The Democratic Alliance has admitted to dropping the ball in governance, saying that, in some cases, municipalities run by the party are “indistinguishable” from the way they were run by the ANC.
The DA is in the process of deep introspection after its decline in electoral support in the 2019 elections. Its initial assessment is that it has to up its game on governance in DA-run municipalities.
Good governance has traditionally been the strongest message emerging from the DA, but as the party expanded and it governed in more places it has seemed unable to keep its eye on the ball. In a step towards fixing this, it has appointed long-serving federal executive chairman James Selfe as the head of its governance unit.
In a frank interview with the Mail & Guardian, Selfe cites the George municipality in the Western Cape as among those that are plagued by problems.
He admits that his is a mammoth task, but one which is essential to turning around the DA’s electoral fortunes. “It is the hardest job. It is something the party has done in a rather unco-ordinated way until now and the result is that some of our governments have not performed optimally. And, to be perfectly frank with you, some of them are indistinguishable from the ANC.
“Now that’s very bad for our brand because our brand is that where we govern we govern in a corruption-free way, in the interests of all voters, not some, and so my first job is to identify those problems and rectify them.”
George is among the most “troublesome” of his examples: the Hawks are investigating serious allegations of corruption, there is factionalism in the caucus and there are allegations that the expanded public works programme is being used to garner political favour.
At the same time, Selfe says there are municipalities run by the DA in which it is governing exceptionally well, but there is a failure to communicate these successes to the public.
“A press statement does not cut it. You have to walk people through what you are doing and take them along. For instance, there is a R190-billion infrastructure backlog in the City of Johannesburg. The bridges you drive on there are not safe due to a lack of maintenance and mayor [Herman] Mashaba is tackling that,” he said.
Although coalitions have put the DA in power in many municipalities, they also place the party in an uncomfortable position with its own constituency.
For instance, there is a brewing revolt in the City of Tshwane’s DA caucus. Selfe admits to this, saying mayor Stevens Mokgalapa has informed him that he spends more time consulting the coalition partners than he does his own constituency.
“Some caucuses need particular care, but it is possible to defuse this tension … it requires internal political management.

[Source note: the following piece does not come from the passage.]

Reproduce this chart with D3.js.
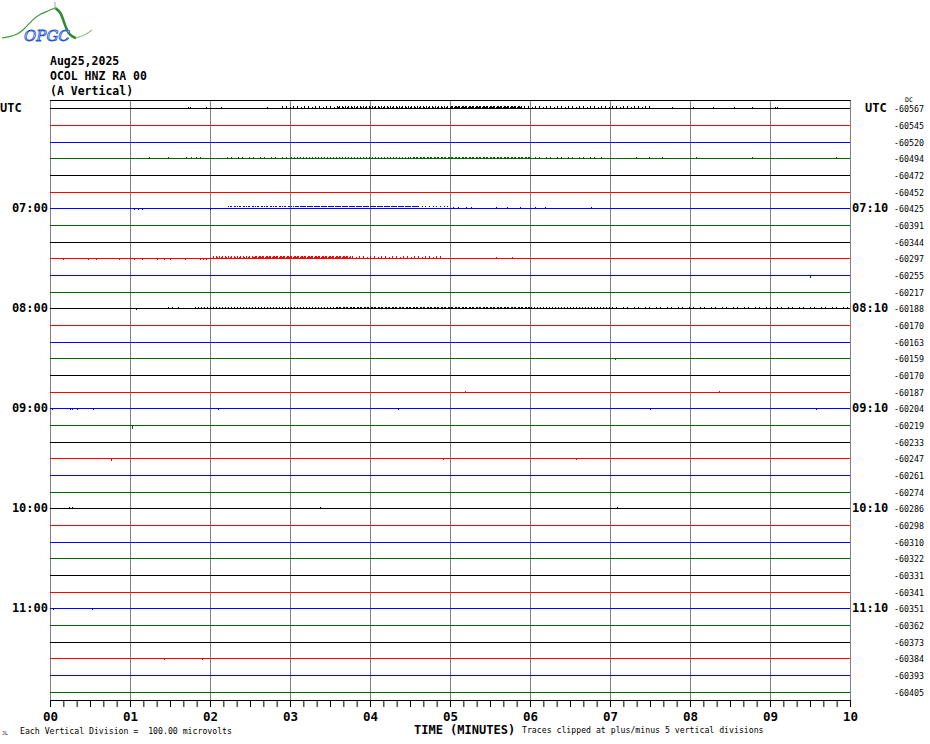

Mayors also need to spend as much time with their own caucus as they do consulting coalition partners.”
It is this dynamic that has also culminated in criticism of Mashaba, with allegations by opposition parties in Johannesburg that he “panders” to the Economic Freedom Fighters.
The EFF has indicated that it wants to change the basis of its co-operation with the DA in the municipalities, in Gauteng in particular. It is the EFF’s informal co-operation that allowed the DA to run Johannesburg and Tshwane. But this may change, with a series of meetings held between the DA and its formal coalition partners, as well as the EFF, in recent weeks.
These talks may ring in far-reaching changes. Selfe indicates that the DA is willing to take up the opposition benches once again, if demands from its coalition partners would lead to the further erosion of its brand.
As the DA moves to reorientate itself after a jarring election, its own internal dynamics are also set to come to the fore. Selfe’s post as federal executive chairman will be up for grabs later this year and there are indications that chief whip John Steenhuisen and former Nelson Mandela Bay Metro mayor Athol Trollip are among the front-runners for the post.